Plötzlich wurde ihm ganz anders. Aller Mut und alle Zuversicht, auch ohne den Alten seinen Weg fortsetzen zu können, waren mit einem Mal verflogen. Er begann zu frösteln, obwohl die Sonne immer noch kräftig auf seiner Haut brannte.
Ein zweites mächtig in die Länge gezogenes »Juuuuaaaaaaaan!« blieb ebenso ungehört. Nur ein leichtes Echo erschall von der anderen Seite des Tales.
Aloisius krabbelt auf den vor ihm liegenden Felsen und robbte langsam vorwärts, bis er frei in die vor ihm liegende Schlucht schauen konnte. Durchs Tal schlängelte sich ein Fluss, wobei er nicht ausmachen konnte, in welche Richtung er floss. Ein wohl eher in Anbetracht seiner widrigen Umstände unbedeutender Tatbestand, den weiter zu erforschen keinen Sinn machte. Und doch versuchte sein Blick geraume Zeit, nichts anderes als genau dieses zu erkunden.
Wie gut kannte er diesen Verhaltenszug an sich. Gerne lenkte er sich durch vermeintlich nichtige Fragen ab und versuchte damit einem drängenden Problem aus dem Weg zu gehen. Dies gelang äußert selten oder gar nicht, war aber zumindest für eines gut. Es brachte das Gemüt etwas zur Ruhe und eröffnete manchmal sogar den Blick für etwas bis dahin Übersehenes.
So lag er eine Weile auf dem Stein.
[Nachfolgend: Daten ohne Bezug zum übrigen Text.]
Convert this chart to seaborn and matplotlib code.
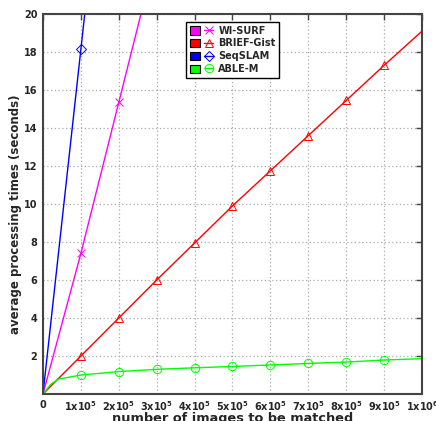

Der Atem stockte und das Kribbeln im Bauch trugen nicht dazu bei, dass er eine entspannte Position einnehmen konnte. Erst als er den Blick auf den auf der anderen Seite des Tales liegenden Hang wandte, wurde er ruhige und konnte sich entspannen.
Aloisius genoss die Aussicht. Besonders ein einzelner Baum erfreute ihn. Seine feurigroten Blüten leuchteten in der Sonne und hoben sich vom satten Grün der übrigen Vegetation ab.